U.S. stocks continued their recent trend of falling on Friday but ended the week with modest gains as Treasury bond yields soared to their highest levels in more than four years.
The Dow, S&P 500 and NASDAQ closed higher by 0.4% to 0.6% for the week despite fairly sharp losses on Friday. Both the Dow and S&P lost about 0.8% on Friday while NASDAQ dropped 1.3%, largely due to a more than 4% decline in Apple shares on bearish iPhone sales forecasts. Apple is a component of all three major indexes. But the big story of the week was the surge in bond yields, which rose for the third straight week. The yield on the U.S. Treasury’s benchmark 10-year note jumped 14 basis points on the week to 2.96%, its highest level since late 2013. Bond yields, which were also higher in Europe and Japan, have been rising as the world economy continues to improve, which is pushing up commodity prices, particularly oil.
Foreign stocks were mostly higher except in China, despite a report showing the country’s economy growing faster than expected. The Chinese economy grew at an annual rate of 6.8% in the first quarter, the same pace as the previous quarter, despite predictions of a cooling off. Retail sales jumped an annualized 9.8%. Yet the Shanghai composite index fell 2.8%, falling to its lowest level since last May. Hong Kong stocks were also down, falling 1.3%. But euro zone stocks rose for the fourth week in a row. Japanese stocks gained 1.8%, their fifth straight weekly increase.

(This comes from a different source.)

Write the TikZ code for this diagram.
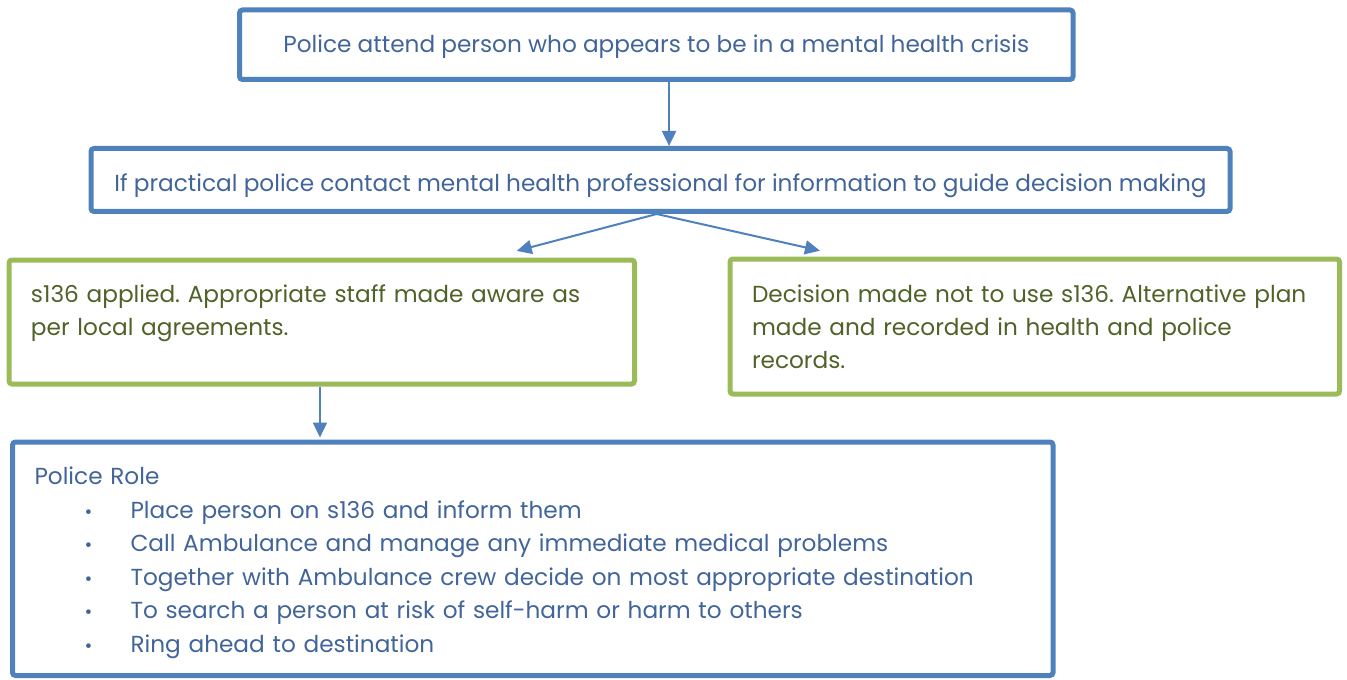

The International Monetary Fund raised its forecast for global economic growth to its fastest past in seven years. The agency expects the global economy to grow by 3.9% this year and next, up from 3.7% in 2017. It expects the American economy to increase by 2.9% this year from 2.3% last year and for the euro zone to climb by 2.4%, also up from 2.3%.
In the U.S., economic reports for the past month came in mostly positive. Retail sales for March rebounded 0.6% after declining in each of the previous three months, beating the Street consensus forecast of a 0.4% rise. Most of the gain came from auto and gasoline sales; excluding those two categories, the gain was trimmed to 0.3%. The Conference Board’s index of leading economic indicators rose 0.3%, in line with forecasts although down from the prior month’s upwardly revised 0.7% jump. Industrial production rose 0.5%, also down from the prior month’s 1.0% increase but slightly ahead of estimates. Capacity utilization rose 3/10ths of a percentage point to 78.0%, its highest level in three years. Housing starts rose 1.9% to a better-than-expected annual rate of 1.319 million units, but the figure was skewed by a 16% jump in multifamily units; the much-larger single-family category fell 3.7% and permits dropped 5.5%. Not surprisingly, then, the National Association of Home Builders’ index slipped a point to 69 for April. The Federal Reserve’s Beige Book covering March and early April described the economy growing “at a modest to moderate pace” across the country. “Widespread employment growth continued,” it said, with labor markets remaining “tight, restraining job gains in some regions.”
Reports/dates/facts/links worth paying attention to over the next week:
1. April 23: Chicago Fed national activity index for March; existing home sales for March.
2. April 24: New home sales for March; S&P Corelogic Case-Shiller home price indexes for February; Conference Board consumer confidence index for April.
3. April 26: Weekly unemployment claims; durable goods orders for March.
4. April 27: First quarter GDP, first estimate; University of Michigan consumer sentiment index for April, second reading.